NHS chief: Brexit extra funding pledge must be honoured

The head of NHS England has called for the Brexit campaign's pledge leaving the EU would mean more money for the health service to be honoured.

Simon Stevens said that failing to do will risk voters losing trust in politics as he warned current funding is "well short of what is needed".

Mr Stevens also said the NHS waiting list will soar to five million by 2021 unless the service is given more money.

"That's an extra million people on the waiting list. One in 10 of us waiting for an operation - the highest number ever."

On current levels of funding, improvements in cancer care or mental health would also not be possible, he added.

Mr Stevens cited the Leave campaign's controversial claim that Brexit will bring £350 million back under British control to spend on the NHS.
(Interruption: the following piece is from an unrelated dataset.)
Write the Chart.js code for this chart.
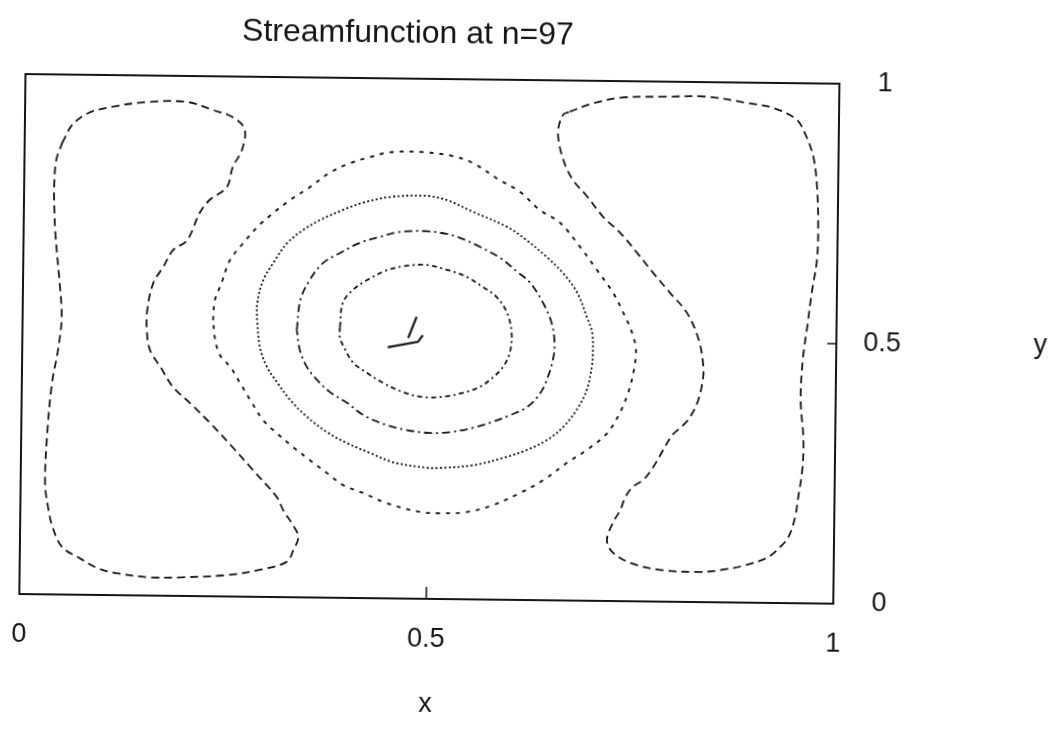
<!DOCTYPE html>
<html>
<head>
<meta charset="utf-8">
<title>Streamfunction at n=97</title>
<script src="https://cdn.jsdelivr.net/npm/chart.js@4.4.1/dist/chart.umd.min.js"></script>
<style>
  html, body { margin: 0; padding: 0; background: #fff; overflow: hidden; }
  /* the plotted sheet sits slightly askew */
  #plot { display: block; transform: rotate(0.68deg); }
</style>
</head>
<body>
<canvas id="plot" width="1049" height="742"></canvas>
<script>
const INK = "#151515";
const FONT = "'Liberation Sans', Arial, Helvetica, sans-serif";

const xTicks = [0, 0.5, 1];
const yTicks = [0, 0.5, 1];

// corner cells (long dashes)
const leftCellX = [0.046,0.058,0.077,0.104,0.150,0.199,0.231,0.255,0.270,0.267,0.256,0.249,0.228,0.216,0.201,0.184,0.172,0.160,0.153,0.153,0.157,0.170,0.186,0.207,0.232,0.260,0.285,0.315,0.323,0.335,0.342,0.336,0.328,0.295,0.255,0.201,0.160,0.120,0.095,0.074,0.052,0.040,0.034,0.030,0.032,0.037,0.044,0.048,0.045,0.039,0.037,0.037,0.039,0.046];
const leftCellY = [0.868,0.903,0.926,0.938,0.949,0.950,0.935,0.922,0.899,0.859,0.826,0.787,0.762,0.737,0.684,0.665,0.632,0.601,0.549,0.505,0.472,0.440,0.401,0.371,0.333,0.287,0.244,0.192,0.167,0.139,0.116,0.091,0.068,0.052,0.041,0.036,0.035,0.042,0.052,0.070,0.091,0.129,0.168,0.214,0.310,0.406,0.470,0.533,0.599,0.695,0.758,0.791,0.835,0.868];

const rightCellX = [0.669,0.698,0.731,0.783,0.837,0.887,0.919,0.948,0.958,0.969,0.974,0.976,0.975,0.969,0.964,0.959,0.957,0.961,0.960,0.955,0.952,0.944,0.934,0.918,0.889,0.861,0.836,0.787,0.750,0.728,0.721,0.728,0.737,0.743,0.752,0.765,0.777,0.789,0.800,0.809,0.819,0.830,0.836,0.837,0.831,0.816,0.795,0.774,0.754,0.733,0.712,0.692,0.674,0.662,0.655,0.661,0.669];
const rightCellY = [0.940,0.957,0.968,0.971,0.972,0.961,0.952,0.930,0.905,0.859,0.801,0.724,0.661,0.597,0.532,0.468,0.391,0.314,0.257,0.199,0.166,0.127,0.108,0.087,0.071,0.062,0.058,0.061,0.074,0.094,0.117,0.150,0.175,0.200,0.220,0.234,0.259,0.292,0.321,0.334,0.350,0.383,0.422,0.452,0.504,0.556,0.594,0.632,0.670,0.708,0.738,0.777,0.809,0.847,0.899,0.934,0.940];

// central vortex, outermost to innermost
const ring1X = [0.234,0.236,0.244,0.254,0.270,0.287,0.306,0.327,0.351,0.375,0.400,0.424,0.449,0.489,0.526,0.551,0.584,0.609,0.634,0.659,0.684,0.705,0.725,0.738,0.749,0.754,0.751,0.745,0.735,0.720,0.695,0.671,0.642,0.614,0.581,0.549,0.516,0.491,0.450,0.421,0.396,0.376,0.355,0.334,0.314,0.297,0.281,0.268,0.256,0.243,0.237,0.234];
const ring1Y = [0.531,0.570,0.603,0.647,0.680,0.711,0.738,0.764,0.789,0.817,0.836,0.848,0.858,0.859,0.852,0.839,0.807,0.785,0.750,0.726,0.680,0.636,0.593,0.554,0.516,0.483,0.439,0.401,0.362,0.323,0.290,0.265,0.231,0.206,0.182,0.168,0.165,0.167,0.183,0.202,0.217,0.240,0.264,0.289,0.315,0.340,0.378,0.411,0.441,0.464,0.493,0.531];

const ring2X = [0.288,0.288,0.295,0.307,0.324,0.343,0.364,0.392,0.416,0.450,0.495,0.520,0.552,0.594,0.618,0.643,0.663,0.681,0.693,0.700,0.701,0.700,0.694,0.682,0.666,0.646,0.622,0.597,0.556,0.515,0.499,0.457,0.429,0.400,0.376,0.351,0.330,0.314,0.301,0.292,0.288];
const ring2Y = [0.532,0.565,0.609,0.642,0.681,0.706,0.726,0.746,0.760,0.772,0.775,0.767,0.745,0.717,0.692,0.660,0.630,0.592,0.546,0.515,0.473,0.450,0.405,0.367,0.334,0.308,0.289,0.275,0.258,0.252,0.252,0.262,0.279,0.298,0.318,0.347,0.379,0.412,0.442,0.480,0.532];

const ring3X = [0.337,0.341,0.352,0.368,0.389,0.413,0.438,0.462,0.495,0.520,0.536,0.561,0.586,0.607,0.623,0.639,0.650,0.654,0.652,0.646,0.637,0.621,0.600,0.579,0.555,0.527,0.502,0.474,0.449,0.420,0.400,0.379,0.363,0.350,0.341,0.337];
const ring3Y = [0.514,0.572,0.610,0.643,0.663,0.683,0.695,0.705,0.707,0.702,0.695,0.678,0.657,0.631,0.610,0.572,0.533,0.491,0.462,0.429,0.398,0.371,0.355,0.342,0.330,0.321,0.319,0.324,0.333,0.352,0.375,0.395,0.418,0.443,0.476,0.514];

const ring4X = [0.390,0.393,0.405,0.423,0.447,0.471,0.496,0.521,0.545,0.565,0.582,0.595,0.601,0.599,0.591,0.579,0.563,0.542,0.518,0.493,0.468,0.444,0.424,0.407,0.397,0.390,0.390];
const ring4Y = [0.521,0.567,0.592,0.612,0.631,0.640,0.642,0.633,0.620,0.601,0.582,0.552,0.513,0.475,0.448,0.428,0.409,0.397,0.389,0.388,0.397,0.414,0.433,0.452,0.477,0.501,0.521];

// tiny solid contour at the vortex core
const coreAX = [0.484, 0.474];
const coreAY = [0.542, 0.501];
const coreBX = [0.449, 0.486, 0.492];
const coreBY = [0.483, 0.494, 0.507];

const pts = (xs, ys) => xs.map((x, i) => ({ x, y: ys[i] }));

const contours = [
  { xs: leftCellX, ys: leftCellY, dash: [8, 5], width: 1.8 },
  { xs: rightCellX, ys: rightCellY, dash: [8, 5], width: 1.8 },
  { xs: ring1X, ys: ring1Y, dash: [4, 6], width: 1.9 },
  { xs: ring2X, ys: ring2Y, dash: [2, 2.4], width: 1.8 },
  { xs: ring3X, ys: ring3Y, dash: [8, 4, 2, 4], width: 1.8 },
  { xs: ring4X, ys: ring4Y, dash: [5, 3.5, 2, 3.5], width: 1.8 },
  { xs: coreAX, ys: coreAY, dash: [], width: 2.2, tension: 0 },
  { xs: coreBX, ys: coreBY, dash: [], width: 2.2, tension: 0 },
];

// box, inward ticks, heading and the upright y label
const frame = {
  id: "frame",
  afterDatasetsDraw(chart) {
    const { ctx, chartArea: a, scales: { x, y } } = chart;
    ctx.save();
    ctx.strokeStyle = INK;
    ctx.lineWidth = 2;
    ctx.strokeRect(a.left, a.top, a.right - a.left, a.bottom - a.top);
    ctx.lineWidth = 1.5;
    ctx.beginPath();
    xTicks.forEach((v) => {
      const px = x.getPixelForValue(v);
      ctx.moveTo(px, a.bottom);
      ctx.lineTo(px, a.bottom - 12);
    });
    yTicks.forEach((v) => {
      const py = y.getPixelForValue(v);
      ctx.moveTo(a.right, py);
      ctx.lineTo(a.right - 9, py);
    });
    ctx.stroke();

    ctx.fillStyle = INK;
    ctx.textAlign = "center";
    ctx.textBaseline = "middle";
    ctx.font = `32px ${FONT}`;
    ctx.fillText("Streamfunction at n=97", a.left + 382, 35);
    ctx.font = `27px ${FONT}`;
    ctx.fillText("y", a.right + 204, y.getPixelForValue(0.5));
    ctx.restore();
  },
};

const tickFont = { family: FONT, size: 27 };

new Chart(document.getElementById("plot"), {
  type: "scatter",
  data: {
    datasets: contours.map((c) => ({
      data: pts(c.xs, c.ys),
      showLine: true,
      fill: false,
      borderColor: INK,
      borderWidth: c.width,
      borderDash: c.dash,
      borderCapStyle: "butt",
      tension: c.tension ?? 0.35,
      pointRadius: 0,
      pointHoverRadius: 0,
    })),
  },
  options: {
    responsive: false,
    animation: false,
    devicePixelRatio: 1,
    layout: { padding: { left: 22, top: 80, right: 0, bottom: 0 } },
    plugins: { legend: { display: false }, tooltip: { enabled: false }, title: { display: false } },
    scales: {
      x: {
        type: "linear", min: 0, max: 1, position: "bottom",
        afterBuildTicks: (s) => { s.ticks = xTicks.map((v) => ({ value: v })); },
        afterFit: (s) => { s.height = 142; s.paddingLeft = 0; s.paddingRight = 0; },
        grid: { display: false, drawTicks: false },
        border: { display: false },
        ticks: { color: INK, font: tickFont, padding: 24, maxRotation: 0, autoSkip: false, callback: (v) => String(v) },
        title: { display: true, text: "x", color: INK, font: tickFont, padding: { top: 0, bottom: 20 } },
      },
      y: {
        type: "linear", min: 0, max: 1, position: "right",
        afterBuildTicks: (s) => { s.ticks = yTicks.map((v) => ({ value: v })); },
        afterFit: (s) => { s.width = 213; s.paddingTop = 0; s.paddingBottom = 0; },
        grid: { display: false, drawTicks: false },
        border: { display: false },
        ticks: { color: INK, font: tickFont, padding: 27, crossAlign: "center", autoSkip: false, callback: (v) => String(v) },
      },
    },
  },
  plugins: [frame],
});
</script>
</body>
</html>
He did not call specifically for the figure that was emblazoned on the side of the Vote Leave bus used by key Brexiteers in the run up to the referendum.

But he insisted trust in democracy "will not be strengthened" if Chancellor Philip Hammond argues in his forthcoming Budget that economic instability caused by Brexit means he cannot promise extra cash for the NHS.

Speaking at the NHS Providers conference in Birmingham, Mr Stevens said: "The NHS wasn't on the ballot paper, but it was on the Battle Bus. Vote Leave for a better funded health service - £350 million a week."

He also quoted Vote Leave campaign director Dominic Cummings' analysis that Britain would have voted to Remain in the EU without the pledge.

"Rather than our criticising these clear Brexit funding commitments to NHS patients - promises entered into by Cabinet ministers and by MPs - the public want to see them honoured," he added.

Health think tanks have warned austerity is 'taking a mounting toll on patient care'. Credit: PA

"By the end of the NHS's next financial year - March 2019 - the United Kingdom will have left the European Union.

"Trust in democratic politics will not be strengthened if anyone now tries to argue: 'You voted Brexit, partly for a better funded health service. But precisely because of Brexit, you now can't have one.'

Mr Steven's speech comes as leading health think-tanks warn that NHS the needs £4 billion in 2018/2019 to prevent patient care from deteriorating.

The Health Foundation, The King's Fund and the Nuffield Trust carried out as joint analysis of NHS finances in England and say funding will be at one of the lowest rates in its history next year.